The spread between Bitcoin futures and the digital currency’s price offers the widest annualized return in five months, according to data from FRNT Financial. That means the so-called basis trade, whereby a speculator buys Bitcoin in the spot market and sells long-dated futures to lock in the discrepancy between the two prices, has turned back on. And it’s happening amid a price surge in Bitcoin that’s been bolstered by optimism the Securities and Exchange Commission is poised to allow the first U.S. Bitcoin futures ETF to begin trading soon.
It’s a dynamic that comes back again and again in crypto and is one that is rarely seen in other markets, according to Strahinja Savic, head of data and analytics at FRNT Financial. It’s primarily driven by individual investors, who are using futures for leverage and to make price predictions.
“Crypto is unique in that it has a much higher retail participation versus sophisticated institutional actors, who would normally drive down the exaggerated contango via arbs trades,” said Savic, referring to arbitrage. “Considering the lack of those actors’ participation, relative to other assets, BTC is prone to these aggressive contangos in bull markets — we find this kind of an opportunity to be an extremely underrated and lucrative strategy in crypto.”

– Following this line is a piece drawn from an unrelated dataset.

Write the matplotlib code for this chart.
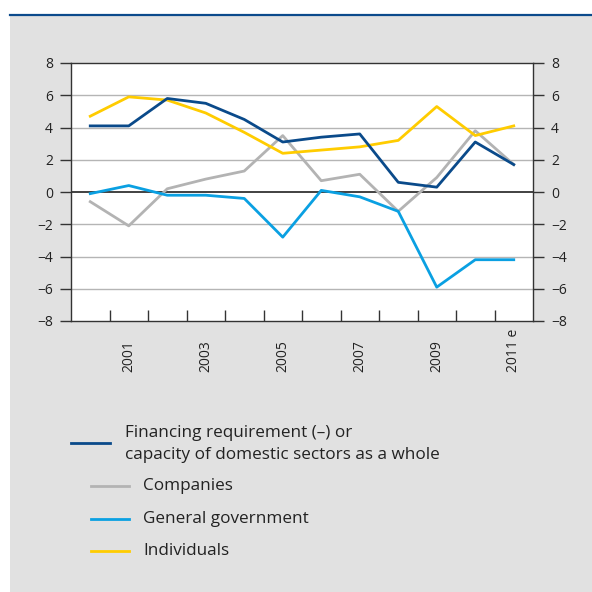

Futures typically trade at a premium to spot, a development referred to as contango. Contango and backwardation are terms for curve structures that map traders’ guesses about what a given contract could be worth in the future. Contango means it’s upward sloping, while backwardation means downward.
Futures in contango indicates that the supply of Bitcoin is plentiful because there is no cap on futures open interest, says Steve Sosnick, chief strategist at Interactive Brokers. As long as enough traders post sufficient margin with a clearinghouse, any two counterparties can create a new futures contract by initiating a trade, he said. Right now, a lot of traders might be betting that a futures-based ETF will be a big forced buyer in the market. Whatever money ends up flowing into the product will have to be employed to buy futures contracts, the thinking goes.
“There is a well-hyped new asset class that has to contractually buy these futures, and traders are adjusting and front-running accordingly,” he said. “It’s quite possible that the market got ahead of itself, which is certainly a risk in the crypto space, but there is clearly a bet being placed that fresh money will be coming into crypto via the futures ETFs.”
To be sure, more traders could look to take advantage of the spread, meaning that it could shrink, says Zhu Su from Three Arrows Capital, a hedge fund.
“You’ll have a lot of capital come in to arbitrage because it’ll get to the point where it’s very attractive. If you can get 6%, 10% on dollars there’s a lot of guys that will want to do that,” said the firm’s co-founder. “It just takes one bank or one participant with a few billion dollars to come in. If you zoom out, it’s not going to be that bad.”
Though it had broken down earlier in the year amid a selloff in crypto prices, the basis trad has been one of the most pervasive in the crypto industry. It’s been known to be widely used by hedge funds thanks to its ability to reliably produce double-digit annual gains.
“The future price is up higher than the spot market and this is where we see a lot of arbitrage plays from the big boys,” Howard Greenberg, president of the American Blockchain and Cryptocurrency Association in D.C. and cryptocurrency educator at Prosper Trading Academy, said by phone. “They’ll play that spread — they’ll buy the underlying asset at a less expensive price and then bid up the futures, and they’ll sell-off into the strength of the market.”